## Data entries
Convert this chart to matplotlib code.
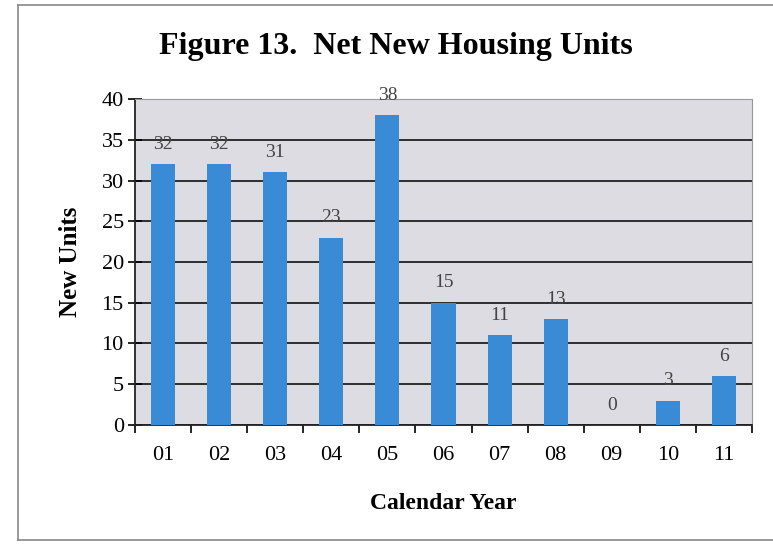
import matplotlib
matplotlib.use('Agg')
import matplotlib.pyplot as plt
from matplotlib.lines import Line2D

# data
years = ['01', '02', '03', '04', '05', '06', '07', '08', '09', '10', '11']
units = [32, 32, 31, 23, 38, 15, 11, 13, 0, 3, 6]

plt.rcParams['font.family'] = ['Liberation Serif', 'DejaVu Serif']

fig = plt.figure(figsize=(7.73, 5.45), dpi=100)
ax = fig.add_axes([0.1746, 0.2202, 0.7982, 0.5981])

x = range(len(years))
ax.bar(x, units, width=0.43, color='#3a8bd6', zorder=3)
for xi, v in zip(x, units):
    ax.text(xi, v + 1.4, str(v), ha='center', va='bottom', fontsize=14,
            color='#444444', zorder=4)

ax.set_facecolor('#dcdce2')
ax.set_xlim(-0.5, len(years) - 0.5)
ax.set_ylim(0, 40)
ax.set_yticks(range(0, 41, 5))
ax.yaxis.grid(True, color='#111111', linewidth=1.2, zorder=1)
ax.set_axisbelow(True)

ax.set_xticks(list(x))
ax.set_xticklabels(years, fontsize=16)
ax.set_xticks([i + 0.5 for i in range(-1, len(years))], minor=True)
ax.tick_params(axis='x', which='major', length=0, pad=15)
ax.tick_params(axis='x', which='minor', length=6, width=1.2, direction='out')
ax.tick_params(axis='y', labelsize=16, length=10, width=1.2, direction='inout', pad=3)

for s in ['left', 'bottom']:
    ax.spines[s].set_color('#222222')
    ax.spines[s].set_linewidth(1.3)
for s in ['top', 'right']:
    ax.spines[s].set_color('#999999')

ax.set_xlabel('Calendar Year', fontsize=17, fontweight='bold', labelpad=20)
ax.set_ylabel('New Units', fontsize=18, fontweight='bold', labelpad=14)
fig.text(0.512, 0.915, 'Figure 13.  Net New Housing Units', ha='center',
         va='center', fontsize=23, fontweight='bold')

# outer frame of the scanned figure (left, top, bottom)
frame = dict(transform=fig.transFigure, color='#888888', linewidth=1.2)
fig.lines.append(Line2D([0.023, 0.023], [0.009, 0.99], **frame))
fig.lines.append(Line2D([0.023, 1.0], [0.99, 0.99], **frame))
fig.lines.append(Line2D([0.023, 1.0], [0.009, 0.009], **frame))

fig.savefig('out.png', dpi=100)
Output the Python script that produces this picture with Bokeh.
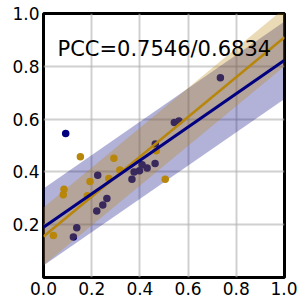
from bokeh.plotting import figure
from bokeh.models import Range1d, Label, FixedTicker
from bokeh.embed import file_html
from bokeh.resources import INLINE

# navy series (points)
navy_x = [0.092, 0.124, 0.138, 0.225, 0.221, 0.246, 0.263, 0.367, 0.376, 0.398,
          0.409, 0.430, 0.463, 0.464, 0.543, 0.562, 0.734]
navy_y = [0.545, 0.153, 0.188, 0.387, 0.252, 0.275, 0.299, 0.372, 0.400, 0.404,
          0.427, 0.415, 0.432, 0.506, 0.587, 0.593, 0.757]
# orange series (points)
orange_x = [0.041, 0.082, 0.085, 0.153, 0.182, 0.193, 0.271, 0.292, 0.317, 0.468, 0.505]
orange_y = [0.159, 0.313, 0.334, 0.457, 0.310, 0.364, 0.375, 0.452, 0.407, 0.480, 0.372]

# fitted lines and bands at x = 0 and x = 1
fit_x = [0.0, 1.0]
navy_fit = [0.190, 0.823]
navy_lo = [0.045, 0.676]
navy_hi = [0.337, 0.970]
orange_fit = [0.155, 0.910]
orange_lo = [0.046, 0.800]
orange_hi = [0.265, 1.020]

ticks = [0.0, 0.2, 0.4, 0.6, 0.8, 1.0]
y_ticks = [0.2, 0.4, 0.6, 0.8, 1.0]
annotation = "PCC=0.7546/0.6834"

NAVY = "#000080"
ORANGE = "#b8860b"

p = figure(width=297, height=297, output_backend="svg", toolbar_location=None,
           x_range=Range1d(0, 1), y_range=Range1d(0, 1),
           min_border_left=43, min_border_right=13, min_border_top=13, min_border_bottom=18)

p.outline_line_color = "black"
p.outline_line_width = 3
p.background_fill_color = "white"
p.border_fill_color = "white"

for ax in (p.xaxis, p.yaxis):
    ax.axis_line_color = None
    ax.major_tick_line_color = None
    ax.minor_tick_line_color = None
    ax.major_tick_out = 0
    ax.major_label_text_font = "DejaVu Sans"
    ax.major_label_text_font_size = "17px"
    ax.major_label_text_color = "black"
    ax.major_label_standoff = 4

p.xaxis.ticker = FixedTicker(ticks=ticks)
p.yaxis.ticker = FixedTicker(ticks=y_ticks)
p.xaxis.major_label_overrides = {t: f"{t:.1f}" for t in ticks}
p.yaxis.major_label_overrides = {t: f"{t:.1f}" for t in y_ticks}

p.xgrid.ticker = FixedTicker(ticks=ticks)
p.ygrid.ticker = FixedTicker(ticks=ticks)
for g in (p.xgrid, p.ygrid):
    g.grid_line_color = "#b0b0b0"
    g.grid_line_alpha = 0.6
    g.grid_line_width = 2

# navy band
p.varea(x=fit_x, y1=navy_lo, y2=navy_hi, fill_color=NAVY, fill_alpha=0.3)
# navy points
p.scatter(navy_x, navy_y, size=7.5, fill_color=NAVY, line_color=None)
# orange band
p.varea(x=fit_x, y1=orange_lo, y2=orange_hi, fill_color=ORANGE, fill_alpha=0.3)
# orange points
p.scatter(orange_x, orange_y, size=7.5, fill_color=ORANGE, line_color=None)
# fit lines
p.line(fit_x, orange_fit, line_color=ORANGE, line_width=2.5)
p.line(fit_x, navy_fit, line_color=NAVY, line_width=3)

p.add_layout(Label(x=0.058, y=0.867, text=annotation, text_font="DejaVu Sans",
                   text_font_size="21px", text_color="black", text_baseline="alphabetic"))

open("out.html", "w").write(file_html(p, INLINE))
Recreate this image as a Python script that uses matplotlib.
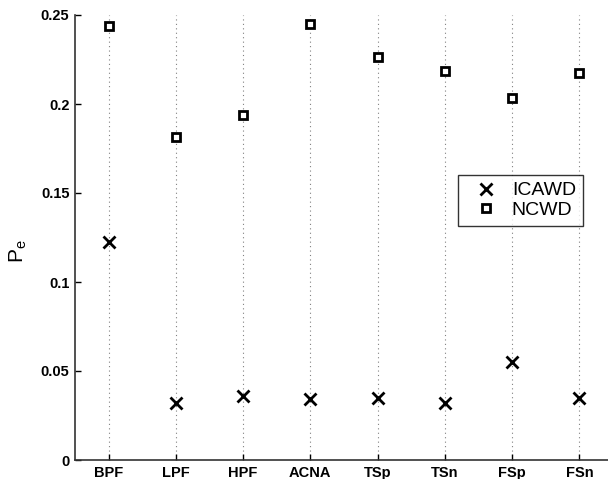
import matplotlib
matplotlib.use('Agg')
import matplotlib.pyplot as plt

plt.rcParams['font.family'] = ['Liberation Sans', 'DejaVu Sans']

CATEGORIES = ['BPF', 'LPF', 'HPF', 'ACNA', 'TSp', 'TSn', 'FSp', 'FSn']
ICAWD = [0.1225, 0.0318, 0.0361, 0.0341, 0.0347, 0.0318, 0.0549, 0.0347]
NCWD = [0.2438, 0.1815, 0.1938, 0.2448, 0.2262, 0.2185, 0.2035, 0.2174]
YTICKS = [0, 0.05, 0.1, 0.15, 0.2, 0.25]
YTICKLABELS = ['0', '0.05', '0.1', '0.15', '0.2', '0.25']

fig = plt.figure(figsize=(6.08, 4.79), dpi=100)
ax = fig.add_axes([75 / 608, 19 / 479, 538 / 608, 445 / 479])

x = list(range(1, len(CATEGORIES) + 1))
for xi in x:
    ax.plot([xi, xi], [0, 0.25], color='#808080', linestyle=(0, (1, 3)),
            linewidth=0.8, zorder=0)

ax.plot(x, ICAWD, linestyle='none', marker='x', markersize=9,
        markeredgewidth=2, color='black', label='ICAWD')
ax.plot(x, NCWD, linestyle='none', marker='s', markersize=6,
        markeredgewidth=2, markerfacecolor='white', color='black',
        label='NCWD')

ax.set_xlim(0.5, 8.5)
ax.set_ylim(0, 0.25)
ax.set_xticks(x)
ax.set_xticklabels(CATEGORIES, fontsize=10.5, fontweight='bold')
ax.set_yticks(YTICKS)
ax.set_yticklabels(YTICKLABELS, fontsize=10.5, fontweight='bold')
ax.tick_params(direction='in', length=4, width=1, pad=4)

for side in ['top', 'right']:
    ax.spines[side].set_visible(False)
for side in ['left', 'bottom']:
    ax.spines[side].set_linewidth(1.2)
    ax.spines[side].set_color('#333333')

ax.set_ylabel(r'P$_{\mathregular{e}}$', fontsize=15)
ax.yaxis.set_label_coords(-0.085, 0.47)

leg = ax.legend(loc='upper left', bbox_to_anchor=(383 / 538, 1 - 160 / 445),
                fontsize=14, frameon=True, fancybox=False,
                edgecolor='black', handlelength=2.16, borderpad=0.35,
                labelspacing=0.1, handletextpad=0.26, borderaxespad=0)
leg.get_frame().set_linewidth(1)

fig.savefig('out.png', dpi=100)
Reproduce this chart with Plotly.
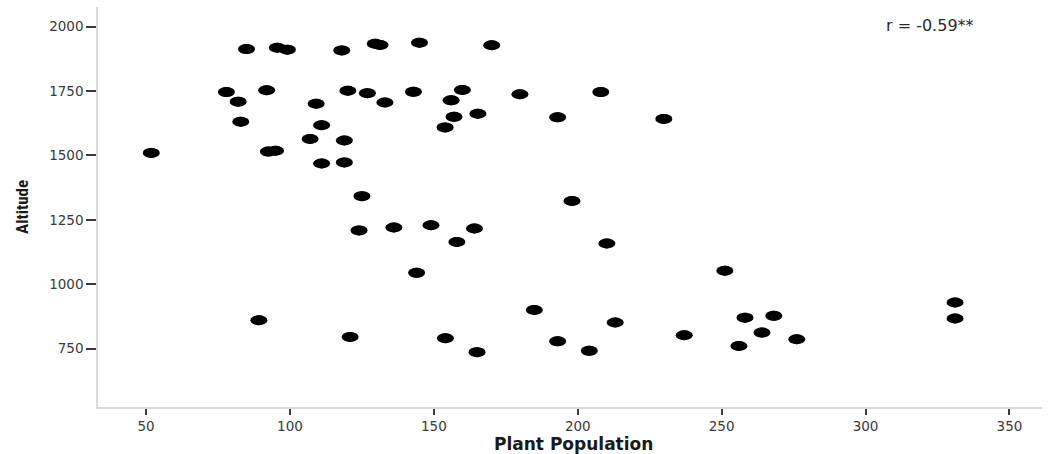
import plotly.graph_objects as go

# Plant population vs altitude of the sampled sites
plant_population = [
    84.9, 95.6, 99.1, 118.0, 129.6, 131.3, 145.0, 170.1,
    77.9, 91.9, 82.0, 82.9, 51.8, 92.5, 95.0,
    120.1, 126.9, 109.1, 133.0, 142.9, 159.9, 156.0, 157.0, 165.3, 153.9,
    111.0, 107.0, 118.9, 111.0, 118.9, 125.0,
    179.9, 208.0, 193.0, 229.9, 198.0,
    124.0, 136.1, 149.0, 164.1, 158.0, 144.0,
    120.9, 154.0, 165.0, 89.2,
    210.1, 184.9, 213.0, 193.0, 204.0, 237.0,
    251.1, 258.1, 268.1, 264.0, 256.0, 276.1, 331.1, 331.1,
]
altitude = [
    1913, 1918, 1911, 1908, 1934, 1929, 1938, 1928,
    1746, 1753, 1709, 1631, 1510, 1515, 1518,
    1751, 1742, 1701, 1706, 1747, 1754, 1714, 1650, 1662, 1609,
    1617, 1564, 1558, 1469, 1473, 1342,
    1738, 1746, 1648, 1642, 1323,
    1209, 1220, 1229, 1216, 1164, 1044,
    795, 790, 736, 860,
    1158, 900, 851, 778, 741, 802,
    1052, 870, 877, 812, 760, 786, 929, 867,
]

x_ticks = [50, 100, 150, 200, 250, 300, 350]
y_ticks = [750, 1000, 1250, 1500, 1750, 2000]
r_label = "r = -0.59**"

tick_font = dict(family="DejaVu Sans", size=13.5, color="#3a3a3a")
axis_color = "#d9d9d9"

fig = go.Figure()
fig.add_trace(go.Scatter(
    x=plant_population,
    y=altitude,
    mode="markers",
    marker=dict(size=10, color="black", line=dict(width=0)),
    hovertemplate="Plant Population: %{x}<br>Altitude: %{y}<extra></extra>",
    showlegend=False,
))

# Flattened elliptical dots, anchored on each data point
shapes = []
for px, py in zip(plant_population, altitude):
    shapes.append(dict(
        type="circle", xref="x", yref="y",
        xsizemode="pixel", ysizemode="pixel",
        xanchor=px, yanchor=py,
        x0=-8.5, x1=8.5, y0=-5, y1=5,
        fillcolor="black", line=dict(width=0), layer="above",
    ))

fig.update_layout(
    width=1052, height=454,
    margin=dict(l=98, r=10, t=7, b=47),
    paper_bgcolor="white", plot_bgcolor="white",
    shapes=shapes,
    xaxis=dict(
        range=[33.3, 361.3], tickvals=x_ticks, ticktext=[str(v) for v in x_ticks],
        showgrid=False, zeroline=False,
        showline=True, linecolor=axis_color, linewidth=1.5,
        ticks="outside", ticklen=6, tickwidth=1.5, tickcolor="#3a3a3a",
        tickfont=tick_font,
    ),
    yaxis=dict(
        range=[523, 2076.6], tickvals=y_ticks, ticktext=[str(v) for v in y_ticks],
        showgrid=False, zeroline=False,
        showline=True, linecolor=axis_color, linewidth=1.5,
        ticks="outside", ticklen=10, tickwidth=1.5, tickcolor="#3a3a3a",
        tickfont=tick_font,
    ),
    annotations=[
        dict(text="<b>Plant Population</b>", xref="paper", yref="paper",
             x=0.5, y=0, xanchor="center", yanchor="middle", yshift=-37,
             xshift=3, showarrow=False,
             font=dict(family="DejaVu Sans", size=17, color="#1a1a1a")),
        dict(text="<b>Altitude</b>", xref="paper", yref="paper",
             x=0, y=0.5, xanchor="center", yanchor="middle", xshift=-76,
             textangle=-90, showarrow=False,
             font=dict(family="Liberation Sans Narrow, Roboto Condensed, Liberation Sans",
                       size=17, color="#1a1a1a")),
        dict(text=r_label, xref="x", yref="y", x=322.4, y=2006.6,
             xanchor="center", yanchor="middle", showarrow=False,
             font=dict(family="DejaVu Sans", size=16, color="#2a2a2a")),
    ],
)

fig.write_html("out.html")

## Work to complete
Write out the lines from the start of the material to the line with "color='#444444', zorder=4)", inclusive and exactly. Skip the pictures.

## Solution for this task
Convert this chart to matplotlib code.
import matplotlib
matplotlib.use('Agg')
import matplotlib.pyplot as plt
from matplotlib.lines import Line2D

# data
years = ['01', '02', '03', '04', '05', '06', '07', '08', '09', '10', '11']
units = [32, 32, 31, 23, 38, 15, 11, 13, 0, 3, 6]

plt.rcParams['font.family'] = ['Liberation Serif', 'DejaVu Serif']

fig = plt.figure(figsize=(7.73, 5.45), dpi=100)
ax = fig.add_axes([0.1746, 0.2202, 0.7982, 0.5981])

x = range(len(years))
ax.bar(x, units, width=0.43, color='#3a8bd6', zorder=3)
for xi, v in zip(x, units):
    ax.text(xi, v + 1.4, str(v), ha='center', va='bottom', fontsize=14,
            color='#444444', zorder=4)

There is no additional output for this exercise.